Sonia German's dogs were put down due to kidney failure.
The Greenwood resident owned a five-year old Alaskan malamute and a two-year-old Shiba Inu.
On Dec. 30, her home security camera captured a theft outside the house, someone spray painting graffiti on her garage door and also slashing her car tires.
German let her dogs out into the backyard at about the same time as the vandalism was happening, though she said she didn't realize that until she checked security footage later. She believes someone could have approached the dogs and poisoned them at that time.
Nova Scotia RCMP are investigating.
Dogs unwell after incidents
German said the dogs had an upset stomach for a few days, but they weren't eating or drinking by the third day. She said the symptoms rapidly worsened after that.
"I was like, OK, something is very wrong," said German, who took the dogs to the vet.
A urine sample revealed kidney failure in both dogs.
She tried fluid therapy for days, but the kidney function remained at zero. Six days later, she had the dogs put down.
A recent necropsy report by Nova Scotia's Animal Health Laboratory stated the dogs ingested ethylene glycol and "the most common source of this chemical is antifreeze."
German said there was no antifreeze inside the house and the dogs didn't leave the yard that day.
She said if she knew the warning signs of dog poisoning — nausea, extreme lethargy and not eating or drinking — she would have taken her dogs to the vet sooner.
According to the website for the Pet Poison Helpline, to be effective, treatment for ethylene glycol poisoning must be administered within eight to 12 hours of ingestion.
"Delayed treatment often is not effective, and once a dog or cat has developed kidney failure, the prognosis is poor," according to the organization.
"If your dog is vomiting more than a couple of times in a day, you should definitely go get them checked out right away," German said.
Scott Saunders, previously an SPCA officer and now a part of a group that advocates for animals, says he has heard of cats ingesting antifreeze.

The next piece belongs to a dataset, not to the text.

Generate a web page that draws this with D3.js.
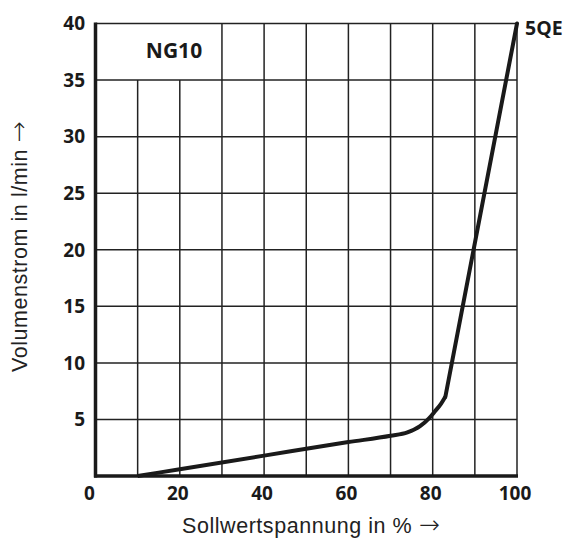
<!DOCTYPE html>
<html>
<head>
<meta charset="utf-8">
<script src="https://cdn.jsdelivr.net/npm/d3@7"></script>
<style>
  body { margin: 0; background: #fff; }
  svg text { font-family: "Open Sans", "Noto Sans", sans-serif; fill: #1a1a1a; }
  svg text.title { font-family: "Liberation Sans", Arial, sans-serif; fill: #222; letter-spacing: 0.55px; }
  svg tspan.arrow { font-family: "DejaVu Sans", sans-serif; font-weight: 200; letter-spacing: 0; }
</style>
</head>
<body>
<svg id="chart" width="566" height="545"></svg>
<script>
// data
var xTicks = [0, 20, 40, 60, 80, 100];
var yTicks = [5, 10, 15, 20, 25, 30, 35, 40];
var xGrid = [10, 20, 30, 40, 50, 60, 70, 80, 90, 100];
var yGrid = [5, 10, 15, 20, 25, 30, 35, 40];
// the NG10 field is left open between these grid lines
var labelBox = { x0: 0, x1: 30, y0: 35, y1: 40 };

// curved part of the characteristic
var bendPoints = [
  [10, 0], [20, 0.6], [40, 1.8], [60, 3.0], [70, 3.55],
  [74, 3.85], [77, 4.4], [79, 5.05], [80.5, 5.7], [82, 6.4], [83, 7.0]
];
// straight rise to the end
var risePoints = [[83, 7.0], [100, 40]];

var svg = d3.select("#chart");
var x = d3.scaleLinear().domain([0, 100]).range([95.5, 517]);
var y = d3.scaleLinear().domain([0, 40]).range([476, 23.5]);

// grid
svg.append("g").selectAll("line")
  .data(xGrid)
  .enter().append("line")
  .attr("x1", function(d){ return x(d); })
  .attr("x2", function(d){ return x(d); })
  .attr("y1", y(0))
  .attr("y2", function(d){
    return (d > labelBox.x0 && d < labelBox.x1) ? y(labelBox.y0) : y(40);
  })
  .attr("stroke", "#222")
  .attr("stroke-width", 1.5);

svg.append("g").selectAll("line")
  .data(yGrid)
  .enter().append("line")
  .attr("x1", x(0))
  .attr("x2", x(100))
  .attr("y1", function(d){ return y(d); })
  .attr("y2", function(d){ return y(d); })
  .attr("stroke", "#222")
  .attr("stroke-width", 1.5);

// thick axes
svg.append("line")
  .attr("x1", x(0)).attr("x2", x(0))
  .attr("y1", y(0) + 1.5).attr("y2", y(40) - 1)
  .attr("stroke", "#1a1a1a").attr("stroke-width", 3.5);
svg.append("line")
  .attr("x1", x(0) - 1.5).attr("x2", x(100) + 1)
  .attr("y1", y(0)).attr("y2", y(0))
  .attr("stroke", "#1a1a1a").attr("stroke-width", 3.5);

// tick labels
svg.append("g").selectAll("text")
  .data(xTicks)
  .enter().append("text")
  .attr("x", function(d){ return d === 0 ? x(d) - 6 : x(d) - 2; })
  .attr("y", 500)
  .attr("text-anchor", "middle")
  .attr("font-size", 19)
  .attr("font-weight", "bold")
  .text(function(d){ return d; });

svg.append("g").selectAll("text")
  .data(yTicks)
  .enter().append("text")
  .attr("x", 85)
  .attr("y", function(d){ return y(d) + 6.8; })
  .attr("text-anchor", "end")
  .attr("font-size", 19)
  .attr("font-weight", "bold")
  .text(function(d){ return d; });

// axis titles
var xTitle = svg.append("text")
  .attr("class", "title")
  .attr("x", 182)
  .attr("y", 533)
  .attr("font-size", 21.5);
xTitle.append("tspan").text("Sollwertspannung in % ");
xTitle.append("tspan").attr("class", "arrow").attr("font-size", 25).text("\u2192");

var yTitle = svg.append("text")
  .attr("class", "title")
  .attr("transform", "translate(27,372) rotate(-90)")
  .attr("font-size", 21.5);
yTitle.append("tspan").text("Volumenstrom in l/min ");
yTitle.append("tspan").attr("class", "arrow").attr("font-size", 25).text("\u2192");

// labels
svg.append("text")
  .attr("x", 174).attr("y", 58)
  .attr("text-anchor", "middle")
  .attr("font-size", 21).attr("font-weight", "bold")
  .text("NG10");

svg.append("text")
  .attr("x", 525).attr("y", 35)
  .attr("font-size", 19.5).attr("font-weight", "bold")
  .text("5QE");

// characteristic curve
var bend = d3.line()
  .x(function(d){ return x(d[0]); })
  .y(function(d){ return y(d[1]); })
  .curve(d3.curveMonotoneX);
var rise = d3.line()
  .x(function(d){ return x(d[0]); })
  .y(function(d){ return y(d[1]); });

svg.append("path")
  .attr("d", bend(bendPoints))
  .attr("fill", "none")
  .attr("stroke", "#1a1a1a")
  .attr("stroke-width", 4)
  .attr("stroke-linejoin", "round");
svg.append("path")
  .attr("d", rise(risePoints))
  .attr("fill", "none")
  .attr("stroke", "#1a1a1a")
  .attr("stroke-width", 4)
  .attr("stroke-linecap", "round");
</script>
</body>
</html>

But he said he is not aware of dogs ingesting antifreeze, and two dogs at that.
"It's horrendous," Saunders said. "It's unimaginable, to be honest."
His group, People for Dogs, is offering a $1,000 reward for information leading to a conviction in the matter.
Dogs her best friends
German says her two dogs were her best friends.
"Banjo was the most gentle, caring dog, she said. "Everyone loved him, and I almost put him through to be a therapy dog because he was just so sweet. But he was actually just too kind to be a therapy dog," said
"And Arya — my Shiba — she was just so funny.… When something was wrong, I wasn't feeling well, or if I went through a breakup, she'd be the first to cuddle me."
German said she got another dog, but nothing will ever replace Banjo and Arya.